Colorado: Dive with the Fishes

Downtown Aquarium’s “Dive with the Fishes”

https://www.a1scuba.com/programs/dive-with-the-fish/
~20’ for 43 minutes
75*

Colorado in February, cold, snowy mountain, slopes. Hot chocolate cozy by a fire pit. A sleigh ride through the trees under a blanket. These are all “normal” things to think about, and at some point, over the yearly ski trips, have all happened in some form or another. But this year, after coming down from the mountain top instead of going to the airport and heading back to Chicago, a couple day detour was added at the end of the trip. A dive adventure in the Denver Aquarium.

The Denver Aquarium offers a “Dive with the Fishes” experience at the Downtown Aquarium which includes a short behind-the-scenes adventure before jumping into the Under the Sea exhibit. The dive is in a portion of the aquarium’s main exhibit tank, a 200,000(ish)-gallon habitat measuring roughly 150 feet long, 60 feet wide, and 10 to 15 feet deep with a tunneled walk way going through the center of it. While it is not a deep dive, the scale of the tank gives it a surprisingly spacious feel, and the shallow depth makes the experience relaxed, bright, and ideal for leisurely observation rather than technical challenge.

After meeting with your guide for the day, completing paperwork, and ensuring everything is in order you are escorted behind the scenes to the locker rooms and staging area. While you walk around the top of the exhibit you’re told about the inhabitants, the dive, and then it’s time to get suited up and jump into the balmy 75* F water.

Once in the water, the highlight is the chance to share space with the animals that inhabit this specific dive tank. Moray eels, groupers, and a variety of large tropical and reef fish moving through the exhibit. The habitat contains hundreds of fish, giving the illusion that you are actually out on the reef, and not in an aquarium in the middle of winter. Because the dive is conducted in a controlled aquarium setting, visibility is usually excellent, and the close range to the animals makes the experience feel immersive from the moment you descend, but remember these are still animals and should not be harassed, bothered or touched.
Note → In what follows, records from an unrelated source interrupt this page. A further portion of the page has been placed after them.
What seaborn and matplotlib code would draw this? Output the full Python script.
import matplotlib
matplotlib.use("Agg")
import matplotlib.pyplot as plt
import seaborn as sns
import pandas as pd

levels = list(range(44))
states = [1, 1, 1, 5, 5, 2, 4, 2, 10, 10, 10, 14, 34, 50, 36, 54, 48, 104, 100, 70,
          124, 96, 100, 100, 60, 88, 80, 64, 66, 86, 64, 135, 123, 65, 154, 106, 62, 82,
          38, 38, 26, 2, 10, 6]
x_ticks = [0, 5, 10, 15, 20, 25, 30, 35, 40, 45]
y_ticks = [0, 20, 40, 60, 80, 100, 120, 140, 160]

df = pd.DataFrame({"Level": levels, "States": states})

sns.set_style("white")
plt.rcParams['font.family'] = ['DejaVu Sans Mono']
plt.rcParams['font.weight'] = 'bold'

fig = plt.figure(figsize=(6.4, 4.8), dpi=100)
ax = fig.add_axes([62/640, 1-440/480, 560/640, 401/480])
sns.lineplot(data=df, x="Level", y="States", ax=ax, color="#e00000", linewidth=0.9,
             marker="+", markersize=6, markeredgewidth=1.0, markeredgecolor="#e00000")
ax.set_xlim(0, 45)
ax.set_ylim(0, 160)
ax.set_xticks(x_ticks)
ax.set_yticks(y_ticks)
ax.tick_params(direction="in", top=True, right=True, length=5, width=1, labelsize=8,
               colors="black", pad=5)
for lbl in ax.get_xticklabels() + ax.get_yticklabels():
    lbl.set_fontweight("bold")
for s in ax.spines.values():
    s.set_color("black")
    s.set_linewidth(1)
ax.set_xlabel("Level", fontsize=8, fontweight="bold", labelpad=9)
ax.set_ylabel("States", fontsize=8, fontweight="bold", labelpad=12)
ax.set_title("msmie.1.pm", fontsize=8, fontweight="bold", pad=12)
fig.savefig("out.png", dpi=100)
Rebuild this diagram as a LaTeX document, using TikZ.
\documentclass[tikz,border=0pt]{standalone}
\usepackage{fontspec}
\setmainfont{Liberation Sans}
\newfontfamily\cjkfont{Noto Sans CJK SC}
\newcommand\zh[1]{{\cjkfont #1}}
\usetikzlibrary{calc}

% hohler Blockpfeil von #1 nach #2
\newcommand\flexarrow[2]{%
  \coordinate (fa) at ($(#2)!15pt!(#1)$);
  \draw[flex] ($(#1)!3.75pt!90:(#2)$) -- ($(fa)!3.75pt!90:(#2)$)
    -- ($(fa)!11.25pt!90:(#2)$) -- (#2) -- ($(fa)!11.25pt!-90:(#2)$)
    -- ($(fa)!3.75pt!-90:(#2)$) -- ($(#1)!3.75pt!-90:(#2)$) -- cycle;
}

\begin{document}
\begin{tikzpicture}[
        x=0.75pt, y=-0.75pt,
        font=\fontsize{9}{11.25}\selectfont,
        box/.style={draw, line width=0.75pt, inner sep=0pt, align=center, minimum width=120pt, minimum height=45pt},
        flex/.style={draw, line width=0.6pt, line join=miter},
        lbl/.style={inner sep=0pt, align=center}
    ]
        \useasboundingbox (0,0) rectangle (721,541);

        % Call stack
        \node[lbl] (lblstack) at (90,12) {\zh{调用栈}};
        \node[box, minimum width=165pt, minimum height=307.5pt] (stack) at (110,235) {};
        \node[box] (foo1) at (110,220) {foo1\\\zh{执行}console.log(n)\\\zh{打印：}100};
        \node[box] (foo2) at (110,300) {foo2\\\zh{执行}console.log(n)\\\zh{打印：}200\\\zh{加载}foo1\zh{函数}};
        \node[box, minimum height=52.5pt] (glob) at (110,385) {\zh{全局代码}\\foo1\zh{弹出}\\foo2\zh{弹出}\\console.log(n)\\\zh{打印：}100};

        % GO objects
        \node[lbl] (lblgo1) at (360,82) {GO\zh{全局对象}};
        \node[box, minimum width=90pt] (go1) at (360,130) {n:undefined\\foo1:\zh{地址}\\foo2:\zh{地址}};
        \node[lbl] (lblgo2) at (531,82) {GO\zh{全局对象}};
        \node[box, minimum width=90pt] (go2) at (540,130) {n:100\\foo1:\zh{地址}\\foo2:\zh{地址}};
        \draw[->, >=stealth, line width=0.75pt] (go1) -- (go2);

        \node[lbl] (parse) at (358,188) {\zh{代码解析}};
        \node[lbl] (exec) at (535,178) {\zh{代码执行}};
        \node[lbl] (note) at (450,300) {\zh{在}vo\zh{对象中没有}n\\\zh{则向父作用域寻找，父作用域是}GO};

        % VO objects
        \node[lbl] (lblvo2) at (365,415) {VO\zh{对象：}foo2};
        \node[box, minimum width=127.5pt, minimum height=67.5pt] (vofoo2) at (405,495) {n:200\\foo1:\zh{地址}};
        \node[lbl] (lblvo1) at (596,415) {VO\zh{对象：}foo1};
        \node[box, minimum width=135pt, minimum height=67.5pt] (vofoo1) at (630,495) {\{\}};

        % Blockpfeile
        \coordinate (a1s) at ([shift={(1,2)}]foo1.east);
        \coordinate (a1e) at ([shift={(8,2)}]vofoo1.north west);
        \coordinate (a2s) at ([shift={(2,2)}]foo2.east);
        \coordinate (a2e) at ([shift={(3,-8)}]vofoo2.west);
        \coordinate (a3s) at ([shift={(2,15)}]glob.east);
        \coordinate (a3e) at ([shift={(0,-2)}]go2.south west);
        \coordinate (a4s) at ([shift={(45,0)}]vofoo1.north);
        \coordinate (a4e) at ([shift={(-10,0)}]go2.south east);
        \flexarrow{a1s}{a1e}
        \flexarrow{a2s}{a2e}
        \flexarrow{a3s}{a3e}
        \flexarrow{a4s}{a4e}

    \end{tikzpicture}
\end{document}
If swimming around with fish isn’t your thing, remember you, are now on exhibit and can interact with the “normies” on the other side of the glass. Play rock, paper, sciossors. Make silly faces. Or just confuse small children as you swim back and forth in front of the glass pointing at them!

After the dive, you’re released to explore the rest of the aquarium, grab a snack, and prepare to step back out into the cold that is Denver, Colorado in February.